▶ _Set exercise_:
Take the material and output all of it exactly.

* * * *

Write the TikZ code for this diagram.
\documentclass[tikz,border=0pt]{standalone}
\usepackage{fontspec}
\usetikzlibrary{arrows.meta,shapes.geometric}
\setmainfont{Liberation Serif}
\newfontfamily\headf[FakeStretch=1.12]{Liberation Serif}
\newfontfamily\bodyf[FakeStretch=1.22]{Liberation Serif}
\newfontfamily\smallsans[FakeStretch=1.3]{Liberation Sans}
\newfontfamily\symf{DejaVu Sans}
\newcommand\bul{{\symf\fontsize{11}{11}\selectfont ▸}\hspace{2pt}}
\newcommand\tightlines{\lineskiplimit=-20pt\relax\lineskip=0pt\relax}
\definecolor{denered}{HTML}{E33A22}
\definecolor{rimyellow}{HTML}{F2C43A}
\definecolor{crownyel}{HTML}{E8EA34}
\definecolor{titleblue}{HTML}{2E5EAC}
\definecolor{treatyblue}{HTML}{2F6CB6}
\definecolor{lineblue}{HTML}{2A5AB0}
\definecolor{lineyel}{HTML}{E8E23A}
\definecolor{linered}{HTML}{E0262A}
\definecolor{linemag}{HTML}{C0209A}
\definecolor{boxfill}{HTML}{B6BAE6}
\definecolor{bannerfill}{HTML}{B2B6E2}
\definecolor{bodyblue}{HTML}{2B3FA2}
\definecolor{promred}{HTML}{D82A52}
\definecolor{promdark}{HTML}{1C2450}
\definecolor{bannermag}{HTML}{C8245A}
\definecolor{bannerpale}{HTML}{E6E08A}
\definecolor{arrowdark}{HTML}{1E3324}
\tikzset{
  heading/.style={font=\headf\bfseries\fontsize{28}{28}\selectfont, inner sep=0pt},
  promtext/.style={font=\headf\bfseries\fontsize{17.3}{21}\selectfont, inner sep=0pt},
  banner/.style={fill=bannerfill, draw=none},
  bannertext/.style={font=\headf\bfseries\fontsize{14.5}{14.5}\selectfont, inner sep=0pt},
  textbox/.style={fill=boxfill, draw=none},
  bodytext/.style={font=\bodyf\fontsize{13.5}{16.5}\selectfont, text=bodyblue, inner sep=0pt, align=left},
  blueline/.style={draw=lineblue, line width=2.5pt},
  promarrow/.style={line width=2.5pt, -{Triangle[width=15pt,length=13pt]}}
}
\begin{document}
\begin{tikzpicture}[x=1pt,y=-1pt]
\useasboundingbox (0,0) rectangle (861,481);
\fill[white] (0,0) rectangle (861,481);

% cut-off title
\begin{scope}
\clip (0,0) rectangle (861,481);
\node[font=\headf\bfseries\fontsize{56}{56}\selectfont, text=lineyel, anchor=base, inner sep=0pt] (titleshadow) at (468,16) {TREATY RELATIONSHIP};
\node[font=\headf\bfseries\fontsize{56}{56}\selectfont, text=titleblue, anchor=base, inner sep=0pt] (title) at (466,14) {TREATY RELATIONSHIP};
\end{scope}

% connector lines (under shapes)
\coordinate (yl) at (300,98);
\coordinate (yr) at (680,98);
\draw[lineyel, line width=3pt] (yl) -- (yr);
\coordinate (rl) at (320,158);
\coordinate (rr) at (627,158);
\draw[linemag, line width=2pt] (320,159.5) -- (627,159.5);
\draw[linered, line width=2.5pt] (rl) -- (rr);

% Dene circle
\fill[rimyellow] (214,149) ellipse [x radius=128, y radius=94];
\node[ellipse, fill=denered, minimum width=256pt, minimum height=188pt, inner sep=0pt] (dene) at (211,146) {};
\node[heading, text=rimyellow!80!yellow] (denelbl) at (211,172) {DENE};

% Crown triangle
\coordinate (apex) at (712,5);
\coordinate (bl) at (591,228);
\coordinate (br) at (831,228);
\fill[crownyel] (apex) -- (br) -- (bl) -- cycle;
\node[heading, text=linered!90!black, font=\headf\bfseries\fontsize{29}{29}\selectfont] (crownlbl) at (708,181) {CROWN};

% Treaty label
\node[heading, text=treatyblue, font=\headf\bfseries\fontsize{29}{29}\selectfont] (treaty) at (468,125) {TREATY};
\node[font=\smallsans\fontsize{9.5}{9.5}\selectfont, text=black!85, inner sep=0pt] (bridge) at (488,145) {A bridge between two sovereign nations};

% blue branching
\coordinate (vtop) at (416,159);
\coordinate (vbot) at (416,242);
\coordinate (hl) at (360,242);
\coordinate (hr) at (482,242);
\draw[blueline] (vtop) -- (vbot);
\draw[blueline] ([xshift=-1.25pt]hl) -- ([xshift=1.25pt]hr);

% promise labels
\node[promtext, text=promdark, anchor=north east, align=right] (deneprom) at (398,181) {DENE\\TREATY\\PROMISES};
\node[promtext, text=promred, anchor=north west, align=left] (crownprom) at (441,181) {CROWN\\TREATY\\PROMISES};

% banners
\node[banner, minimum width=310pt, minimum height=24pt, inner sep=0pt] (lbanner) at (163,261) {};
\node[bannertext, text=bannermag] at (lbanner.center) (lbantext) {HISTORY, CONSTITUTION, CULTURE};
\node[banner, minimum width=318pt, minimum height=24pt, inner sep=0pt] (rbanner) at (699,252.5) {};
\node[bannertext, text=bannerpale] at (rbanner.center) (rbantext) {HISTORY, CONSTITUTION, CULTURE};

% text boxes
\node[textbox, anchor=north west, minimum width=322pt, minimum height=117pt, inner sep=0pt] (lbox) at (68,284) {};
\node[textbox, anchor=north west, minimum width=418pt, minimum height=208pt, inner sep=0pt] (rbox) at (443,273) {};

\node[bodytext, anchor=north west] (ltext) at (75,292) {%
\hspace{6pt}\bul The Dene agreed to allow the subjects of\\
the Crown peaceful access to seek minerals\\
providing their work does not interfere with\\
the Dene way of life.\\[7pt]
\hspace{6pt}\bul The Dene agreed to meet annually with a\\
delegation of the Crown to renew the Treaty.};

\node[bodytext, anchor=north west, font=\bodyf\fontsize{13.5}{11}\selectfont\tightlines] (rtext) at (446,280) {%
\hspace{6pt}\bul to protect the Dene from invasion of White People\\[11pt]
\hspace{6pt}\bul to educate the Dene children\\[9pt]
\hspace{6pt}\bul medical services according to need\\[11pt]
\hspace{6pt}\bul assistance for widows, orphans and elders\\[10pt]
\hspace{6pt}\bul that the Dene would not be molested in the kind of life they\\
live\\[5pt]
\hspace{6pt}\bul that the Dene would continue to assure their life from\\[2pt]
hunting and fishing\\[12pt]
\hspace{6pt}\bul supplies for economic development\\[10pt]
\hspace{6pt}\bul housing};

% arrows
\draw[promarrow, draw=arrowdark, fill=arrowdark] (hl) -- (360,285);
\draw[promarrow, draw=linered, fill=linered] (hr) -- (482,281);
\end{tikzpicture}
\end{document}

* * * *

▶ _Worked solution_:
Write the TikZ code for this diagram.
\documentclass[tikz,border=0pt]{standalone}
\usepackage{fontspec}
\usetikzlibrary{arrows.meta,shapes.geometric}
\setmainfont{Liberation Serif}
\newfontfamily\headf[FakeStretch=1.12]{Liberation Serif}
\newfontfamily\bodyf[FakeStretch=1.22]{Liberation Serif}
\newfontfamily\smallsans[FakeStretch=1.3]{Liberation Sans}
\newfontfamily\symf{DejaVu Sans}
\newcommand\bul{{\symf\fontsize{11}{11}\selectfont ▸}\hspace{2pt}}
\newcommand\tightlines{\lineskiplimit=-20pt\relax\lineskip=0pt\relax}
\definecolor{denered}{HTML}{E33A22}
\definecolor{rimyellow}{HTML}{F2C43A}
\definecolor{crownyel}{HTML}{E8EA34}
\definecolor{titleblue}{HTML}{2E5EAC}
\definecolor{treatyblue}{HTML}{2F6CB6}
\definecolor{lineblue}{HTML}{2A5AB0}
\definecolor{lineyel}{HTML}{E8E23A}
\definecolor{linered}{HTML}{E0262A}
\definecolor{linemag}{HTML}{C0209A}
\definecolor{boxfill}{HTML}{B6BAE6}
\definecolor{bannerfill}{HTML}{B2B6E2}
\definecolor{bodyblue}{HTML}{2B3FA2}
\definecolor{promred}{HTML}{D82A52}
\definecolor{promdark}{HTML}{1C2450}
\definecolor{bannermag}{HTML}{C8245A}
\definecolor{bannerpale}{HTML}{E6E08A}
\definecolor{arrowdark}{HTML}{1E3324}
\tikzset{
  heading/.style={font=\headf\bfseries\fontsize{28}{28}\selectfont, inner sep=0pt},
  promtext/.style={font=\headf\bfseries\fontsize{17.3}{21}\selectfont, inner sep=0pt},
  banner/.style={fill=bannerfill, draw=none},
  bannertext/.style={font=\headf\bfseries\fontsize{14.5}{14.5}\selectfont, inner sep=0pt},
  textbox/.style={fill=boxfill, draw=none},
  bodytext/.style={font=\bodyf\fontsize{13.5}{16.5}\selectfont, text=bodyblue, inner sep=0pt, align=left},
  blueline/.style={draw=lineblue, line width=2.5pt},
  promarrow/.style={line width=2.5pt, -{Triangle[width=15pt,length=13pt]}}
}
\begin{document}
\begin{tikzpicture}[x=1pt,y=-1pt]
\useasboundingbox (0,0) rectangle (861,481);
\fill[white] (0,0) rectangle (861,481);

% cut-off title
\begin{scope}
\clip (0,0) rectangle (861,481);
\node[font=\headf\bfseries\fontsize{56}{56}\selectfont, text=lineyel, anchor=base, inner sep=0pt] (titleshadow) at (468,16) {TREATY RELATIONSHIP};
\node[font=\headf\bfseries\fontsize{56}{56}\selectfont, text=titleblue, anchor=base, inner sep=0pt] (title) at (466,14) {TREATY RELATIONSHIP};
\end{scope}

% connector lines (under shapes)
\coordinate (yl) at (300,98);
\coordinate (yr) at (680,98);
\draw[lineyel, line width=3pt] (yl) -- (yr);
\coordinate (rl) at (320,158);
\coordinate (rr) at (627,158);
\draw[linemag, line width=2pt] (320,159.5) -- (627,159.5);
\draw[linered, line width=2.5pt] (rl) -- (rr);

% Dene circle
\fill[rimyellow] (214,149) ellipse [x radius=128, y radius=94];
\node[ellipse, fill=denered, minimum width=256pt, minimum height=188pt, inner sep=0pt] (dene) at (211,146) {};
\node[heading, text=rimyellow!80!yellow] (denelbl) at (211,172) {DENE};

% Crown triangle
\coordinate (apex) at (712,5);
\coordinate (bl) at (591,228);
\coordinate (br) at (831,228);
\fill[crownyel] (apex) -- (br) -- (bl) -- cycle;
\node[heading, text=linered!90!black, font=\headf\bfseries\fontsize{29}{29}\selectfont] (crownlbl) at (708,181) {CROWN};

% Treaty label
\node[heading, text=treatyblue, font=\headf\bfseries\fontsize{29}{29}\selectfont] (treaty) at (468,125) {TREATY};
\node[font=\smallsans\fontsize{9.5}{9.5}\selectfont, text=black!85, inner sep=0pt] (bridge) at (488,145) {A bridge between two sovereign nations};

% blue branching
\coordinate (vtop) at (416,159);
\coordinate (vbot) at (416,242);
\coordinate (hl) at (360,242);
\coordinate (hr) at (482,242);
\draw[blueline] (vtop) -- (vbot);
\draw[blueline] ([xshift=-1.25pt]hl) -- ([xshift=1.25pt]hr);

% promise labels
\node[promtext, text=promdark, anchor=north east, align=right] (deneprom) at (398,181) {DENE\\TREATY\\PROMISES};
\node[promtext, text=promred, anchor=north west, align=left] (crownprom) at (441,181) {CROWN\\TREATY\\PROMISES};

% banners
\node[banner, minimum width=310pt, minimum height=24pt, inner sep=0pt] (lbanner) at (163,261) {};
\node[bannertext, text=bannermag] at (lbanner.center) (lbantext) {HISTORY, CONSTITUTION, CULTURE};
\node[banner, minimum width=318pt, minimum height=24pt, inner sep=0pt] (rbanner) at (699,252.5) {};
\node[bannertext, text=bannerpale] at (rbanner.center) (rbantext) {HISTORY, CONSTITUTION, CULTURE};

% text boxes
\node[textbox, anchor=north west, minimum width=322pt, minimum height=117pt, inner sep=0pt] (lbox) at (68,284) {};
\node[textbox, anchor=north west, minimum width=418pt, minimum height=208pt, inner sep=0pt] (rbox) at (443,273) {};

\node[bodytext, anchor=north west] (ltext) at (75,292) {%
\hspace{6pt}\bul The Dene agreed to allow the subjects of\\
the Crown peaceful access to seek minerals\\
providing their work does not interfere with\\
the Dene way of life.\\[7pt]
\hspace{6pt}\bul The Dene agreed to meet annually with a\\
delegation of the Crown to renew the Treaty.};

\node[bodytext, anchor=north west, font=\bodyf\fontsize{13.5}{11}\selectfont\tightlines] (rtext) at (446,280) {%
\hspace{6pt}\bul to protect the Dene from invasion of White People\\[11pt]
\hspace{6pt}\bul to educate the Dene children\\[9pt]
\hspace{6pt}\bul medical services according to need\\[11pt]
\hspace{6pt}\bul assistance for widows, orphans and elders\\[10pt]
\hspace{6pt}\bul that the Dene would not be molested in the kind of life they\\
live\\[5pt]
\hspace{6pt}\bul that the Dene would continue to assure their life from\\[2pt]
hunting and fishing\\[12pt]
\hspace{6pt}\bul supplies for economic development\\[10pt]
\hspace{6pt}\bul housing};

% arrows
\draw[promarrow, draw=arrowdark, fill=arrowdark] (hl) -- (360,285);
\draw[promarrow, draw=linered, fill=linered] (hr) -- (482,281);
\end{tikzpicture}
\end{document}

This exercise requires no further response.